Dave Baker Knows the Almond Industry

He’s worked at Blue Diamond for 35 years

When Dave Baker, who is a Blue Diamond Growers, director of member relations first began working for the cooperative in 1974—it was a record crop year with 230 million pounds!
Needless to say, that with his 35-year history with Blue Diamond, production has grown to levels totally unpredictable just a decade ago.
Baker oversees the 99-year-old cooperative’s enormous field department, and handles communications with growers including all grower programs. He and his staff also manage all the outside receiving—regarding trucking and shelling.
With 6.5 to 7 million pounds of almonds moving daily from point A to B and then to C there is a lot to be done to make sure it’s all in the right place.
“I have a staff of wonderful people,” said Baker from his Salida facility office. “At Blue Diamond Growers we have many departments, and solid teamwork goes into everything.”
When he first began at the cooperative he was a field supervisor taking care of growers in Stanislaus, San Joaquin, Contra Costa and Merced counties. He then became a field manager which led to his current role.
Baker was born in Sacramento, where his father was a manager of a farm operation producing hops and rice. When he was young, the family relocated to Merced county. He later graduated from California State University, Stanislaus with a geography degree.

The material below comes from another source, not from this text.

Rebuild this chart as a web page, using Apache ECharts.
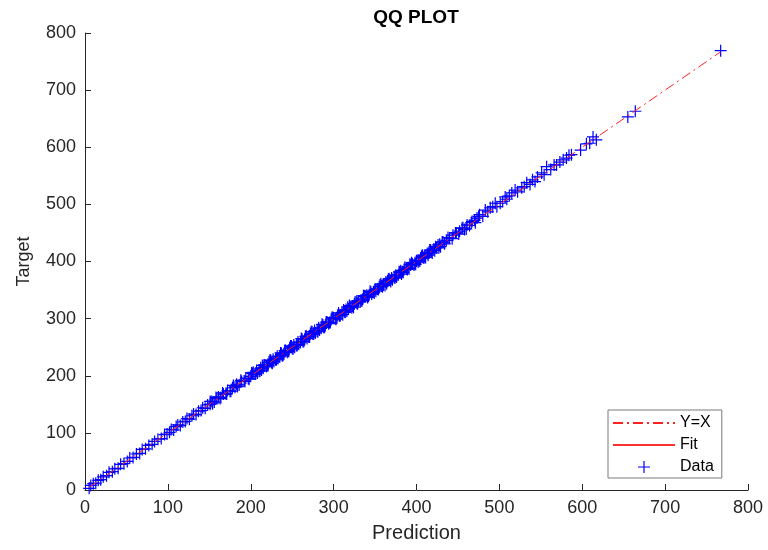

With dramatically increase production throughout the 1980s and 1990s, there was always a big question as to how the industry would ever sell the crop. “I wondered it myself, but then dawned on me on how much the world was changing while watching NOVA on PBS television. On the program there was a satellite image of an urban area in Africa. In the 1980s, there was sparse lighting, and then in the late 1990s the same area was brilliant with light,” Baker said.
“And today you look at China and India with middle classes that are greater than population in the U.S,” he noted
He noted that the global almond market is huge and there is a home for California almonds–even for the emerging bearing crops from recent increases in plantings.
“There has been a gradual and steady increase in plantings the last five years. The increased production will meet the growth in consumption worldwide,” said Baker.
He said that the lower price cycles have a lower valley on the graph, so it’s easier for growers to recover. In the 80 and 90s the lower price cycles lasted longer. But today the increased population with the huge increased middle class is consuming a lot of almonds around the world. Needless to say Baker is bullish on the almond consuming future.
Baker and wife Janna recently celebrated their 41st anniversary. They have two children and five grandchildren and live in the Modesto area, where they also farm Walnuts west of Salida near the Stanislaus river.